(Task requirements) Quote the listing in full, exactly as given, minus any pictures.

:::::

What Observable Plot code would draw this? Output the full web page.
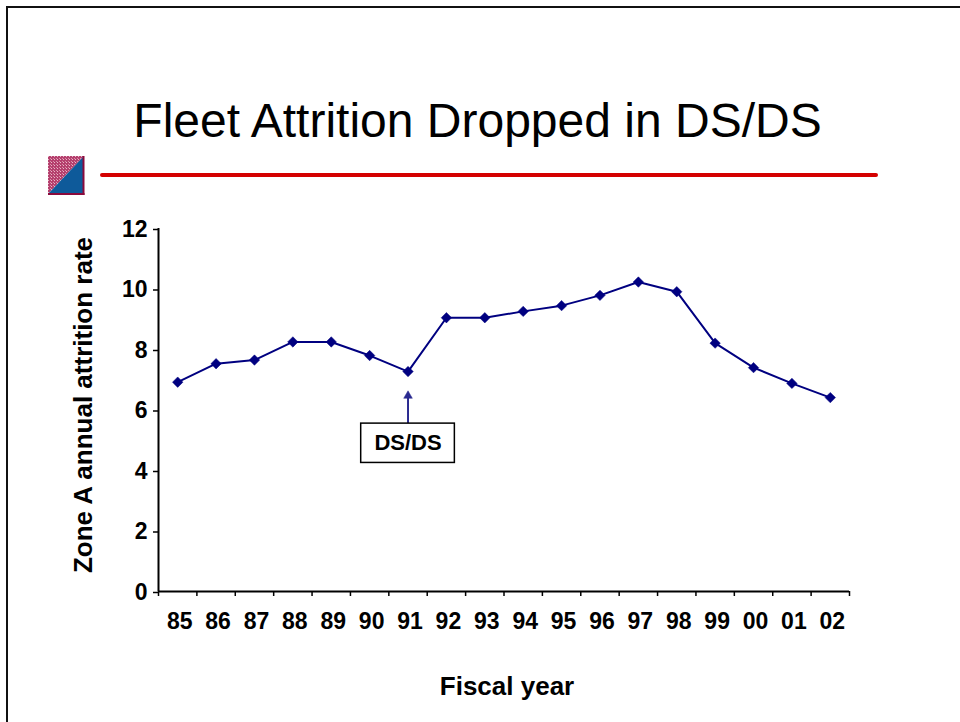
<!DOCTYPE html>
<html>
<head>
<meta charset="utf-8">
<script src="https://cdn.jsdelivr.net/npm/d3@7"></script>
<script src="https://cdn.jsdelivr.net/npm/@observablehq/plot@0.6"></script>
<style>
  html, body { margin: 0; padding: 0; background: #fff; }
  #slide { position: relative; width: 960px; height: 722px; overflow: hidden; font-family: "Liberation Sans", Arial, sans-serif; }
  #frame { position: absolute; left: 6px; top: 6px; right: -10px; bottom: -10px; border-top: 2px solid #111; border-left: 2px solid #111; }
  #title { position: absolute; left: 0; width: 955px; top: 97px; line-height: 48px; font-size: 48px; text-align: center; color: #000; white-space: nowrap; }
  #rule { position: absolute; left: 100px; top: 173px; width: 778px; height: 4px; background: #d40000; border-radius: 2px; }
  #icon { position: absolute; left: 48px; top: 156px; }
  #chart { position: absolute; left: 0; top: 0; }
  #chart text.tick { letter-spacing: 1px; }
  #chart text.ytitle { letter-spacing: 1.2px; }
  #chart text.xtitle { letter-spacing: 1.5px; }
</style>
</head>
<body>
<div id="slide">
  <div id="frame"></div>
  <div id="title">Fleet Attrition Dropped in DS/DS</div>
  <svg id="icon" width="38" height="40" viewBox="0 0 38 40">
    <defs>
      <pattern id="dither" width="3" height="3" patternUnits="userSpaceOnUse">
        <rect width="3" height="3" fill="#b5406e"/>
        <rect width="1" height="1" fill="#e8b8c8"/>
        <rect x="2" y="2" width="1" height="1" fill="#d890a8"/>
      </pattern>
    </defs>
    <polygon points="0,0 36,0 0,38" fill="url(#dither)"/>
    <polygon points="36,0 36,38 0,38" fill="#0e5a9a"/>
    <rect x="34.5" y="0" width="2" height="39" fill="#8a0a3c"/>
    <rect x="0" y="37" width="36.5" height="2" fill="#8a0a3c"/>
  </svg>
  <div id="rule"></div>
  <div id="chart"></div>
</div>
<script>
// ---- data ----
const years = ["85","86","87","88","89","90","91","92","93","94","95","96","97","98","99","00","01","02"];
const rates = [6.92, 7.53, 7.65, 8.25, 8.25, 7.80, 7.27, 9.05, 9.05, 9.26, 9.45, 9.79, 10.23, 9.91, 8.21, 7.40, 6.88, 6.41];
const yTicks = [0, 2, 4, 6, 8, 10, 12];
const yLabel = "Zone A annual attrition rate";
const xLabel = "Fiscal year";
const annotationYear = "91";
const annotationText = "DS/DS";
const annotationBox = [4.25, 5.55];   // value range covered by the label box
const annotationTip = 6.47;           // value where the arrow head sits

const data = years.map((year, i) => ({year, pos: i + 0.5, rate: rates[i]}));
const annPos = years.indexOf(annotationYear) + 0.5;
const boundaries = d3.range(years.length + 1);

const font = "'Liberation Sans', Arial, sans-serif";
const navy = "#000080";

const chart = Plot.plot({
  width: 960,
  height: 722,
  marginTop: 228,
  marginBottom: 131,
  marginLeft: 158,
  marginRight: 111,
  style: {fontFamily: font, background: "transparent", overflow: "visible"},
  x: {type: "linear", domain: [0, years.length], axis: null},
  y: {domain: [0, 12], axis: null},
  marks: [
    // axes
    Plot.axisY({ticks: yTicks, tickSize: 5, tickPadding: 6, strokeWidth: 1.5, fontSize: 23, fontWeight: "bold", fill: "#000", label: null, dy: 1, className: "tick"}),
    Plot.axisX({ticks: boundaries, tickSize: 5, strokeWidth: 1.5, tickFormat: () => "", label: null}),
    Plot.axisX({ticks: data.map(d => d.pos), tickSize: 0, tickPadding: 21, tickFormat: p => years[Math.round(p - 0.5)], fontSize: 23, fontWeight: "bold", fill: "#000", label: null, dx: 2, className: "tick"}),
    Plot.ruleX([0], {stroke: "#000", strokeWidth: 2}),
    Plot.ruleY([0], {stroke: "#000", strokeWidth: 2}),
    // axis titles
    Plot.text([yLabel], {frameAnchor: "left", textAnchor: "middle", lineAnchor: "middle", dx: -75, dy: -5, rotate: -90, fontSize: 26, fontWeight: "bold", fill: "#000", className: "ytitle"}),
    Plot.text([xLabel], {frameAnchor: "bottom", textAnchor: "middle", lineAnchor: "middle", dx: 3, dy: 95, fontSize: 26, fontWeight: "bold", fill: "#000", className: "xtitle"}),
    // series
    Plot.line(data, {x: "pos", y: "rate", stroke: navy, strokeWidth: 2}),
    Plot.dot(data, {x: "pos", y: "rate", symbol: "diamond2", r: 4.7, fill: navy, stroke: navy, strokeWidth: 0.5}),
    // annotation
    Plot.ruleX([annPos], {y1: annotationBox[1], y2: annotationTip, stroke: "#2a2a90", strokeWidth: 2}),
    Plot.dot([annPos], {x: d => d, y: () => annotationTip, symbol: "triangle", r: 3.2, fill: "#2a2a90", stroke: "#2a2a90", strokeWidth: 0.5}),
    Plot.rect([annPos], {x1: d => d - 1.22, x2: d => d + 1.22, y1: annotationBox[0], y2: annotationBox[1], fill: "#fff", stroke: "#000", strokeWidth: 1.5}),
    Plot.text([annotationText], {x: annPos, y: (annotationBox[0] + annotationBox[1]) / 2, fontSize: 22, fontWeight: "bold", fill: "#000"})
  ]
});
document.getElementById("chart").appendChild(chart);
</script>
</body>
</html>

:::::

(Exercise answer)
What Observable Plot code would draw this? Output the full web page.
<!DOCTYPE html>
<html>
<head>
<meta charset="utf-8">
<script src="https://cdn.jsdelivr.net/npm/d3@7"></script>
<script src="https://cdn.jsdelivr.net/npm/@observablehq/plot@0.6"></script>
<style>
  html, body { margin: 0; padding: 0; background: #fff; }
  #slide { position: relative; width: 960px; height: 722px; overflow: hidden; font-family: "Liberation Sans", Arial, sans-serif; }
  #frame { position: absolute; left: 6px; top: 6px; right: -10px; bottom: -10px; border-top: 2px solid #111; border-left: 2px solid #111; }
  #title { position: absolute; left: 0; width: 955px; top: 97px; line-height: 48px; font-size: 48px; text-align: center; color: #000; white-space: nowrap; }
  #rule { position: absolute; left: 100px; top: 173px; width: 778px; height: 4px; background: #d40000; border-radius: 2px; }
  #icon { position: absolute; left: 48px; top: 156px; }
  #chart { position: absolute; left: 0; top: 0; }
  #chart text.tick { letter-spacing: 1px; }
  #chart text.ytitle { letter-spacing: 1.2px; }
  #chart text.xtitle { letter-spacing: 1.5px; }
</style>
</head>
<body>
<div id="slide">
  <div id="frame"></div>
  <div id="title">Fleet Attrition Dropped in DS/DS</div>
  <svg id="icon" width="38" height="40" viewBox="0 0 38 40">
    <defs>
      <pattern id="dither" width="3" height="3" patternUnits="userSpaceOnUse">
        <rect width="3" height="3" fill="#b5406e"/>
        <rect width="1" height="1" fill="#e8b8c8"/>
        <rect x="2" y="2" width="1" height="1" fill="#d890a8"/>
      </pattern>
    </defs>
    <polygon points="0,0 36,0 0,38" fill="url(#dither)"/>
    <polygon points="36,0 36,38 0,38" fill="#0e5a9a"/>
    <rect x="34.5" y="0" width="2" height="39" fill="#8a0a3c"/>
    <rect x="0" y="37" width="36.5" height="2" fill="#8a0a3c"/>
  </svg>
  <div id="rule"></div>
  <div id="chart"></div>
</div>
<script>
// ---- data ----
const years = ["85","86","87","88","89","90","91","92","93","94","95","96","97","98","99","00","01","02"];
const rates = [6.92, 7.53, 7.65, 8.25, 8.25, 7.80, 7.27, 9.05, 9.05, 9.26, 9.45, 9.79, 10.23, 9.91, 8.21, 7.40, 6.88, 6.41];
const yTicks = [0, 2, 4, 6, 8, 10, 12];
const yLabel = "Zone A annual attrition rate";
const xLabel = "Fiscal year";
const annotationYear = "91";
const annotationText = "DS/DS";
const annotationBox = [4.25, 5.55];   // value range covered by the label box
const annotationTip = 6.47;           // value where the arrow head sits

const data = years.map((year, i) => ({year, pos: i + 0.5, rate: rates[i]}));
const annPos = years.indexOf(annotationYear) + 0.5;
const boundaries = d3.range(years.length + 1);

const font = "'Liberation Sans', Arial, sans-serif";
const navy = "#000080";

const chart = Plot.plot({
  width: 960,
  height: 722,
  marginTop: 228,
  marginBottom: 131,
  marginLeft: 158,
  marginRight: 111,
  style: {fontFamily: font, background: "transparent", overflow: "visible"},
  x: {type: "linear", domain: [0, years.length], axis: null},
  y: {domain: [0, 12], axis: null},
  marks: [
    // axes
    Plot.axisY({ticks: yTicks, tickSize: 5, tickPadding: 6, strokeWidth: 1.5, fontSize: 23, fontWeight: "bold", fill: "#000", label: null, dy: 1, className: "tick"}),
    Plot.axisX({ticks: boundaries, tickSize: 5, strokeWidth: 1.5, tickFormat: () => "", label: null}),
    Plot.axisX({ticks: data.map(d => d.pos), tickSize: 0, tickPadding: 21, tickFormat: p => years[Math.round(p - 0.5)], fontSize: 23, fontWeight: "bold", fill: "#000", label: null, dx: 2, className: "tick"}),
    Plot.ruleX([0], {stroke: "#000", strokeWidth: 2}),
    Plot.ruleY([0], {stroke: "#000", strokeWidth: 2}),
    // axis titles
    Plot.text([yLabel], {frameAnchor: "left", textAnchor: "middle", lineAnchor: "middle", dx: -75, dy: -5, rotate: -90, fontSize: 26, fontWeight: "bold", fill: "#000", className: "ytitle"}),
    Plot.text([xLabel], {frameAnchor: "bottom", textAnchor: "middle", lineAnchor: "middle", dx: 3, dy: 95, fontSize: 26, fontWeight: "bold", fill: "#000", className: "xtitle"}),
    // series
    Plot.line(data, {x: "pos", y: "rate", stroke: navy, strokeWidth: 2}),
    Plot.dot(data, {x: "pos", y: "rate", symbol: "diamond2", r: 4.7, fill: navy, stroke: navy, strokeWidth: 0.5}),
    // annotation
    Plot.ruleX([annPos], {y1: annotationBox[1], y2: annotationTip, stroke: "#2a2a90", strokeWidth: 2}),
    Plot.dot([annPos], {x: d => d, y: () => annotationTip, symbol: "triangle", r: 3.2, fill: "#2a2a90", stroke: "#2a2a90", strokeWidth: 0.5}),
    Plot.rect([annPos], {x1: d => d - 1.22, x2: d => d + 1.22, y1: annotationBox[0], y2: annotationBox[1], fill: "#fff", stroke: "#000", strokeWidth: 1.5}),
    Plot.text([annotationText], {x: annPos, y: (annotationBox[0] + annotationBox[1]) / 2, fontSize: 22, fontWeight: "bold", fill: "#000"})
  ]
});
document.getElementById("chart").appendChild(chart);
</script>
</body>
</html>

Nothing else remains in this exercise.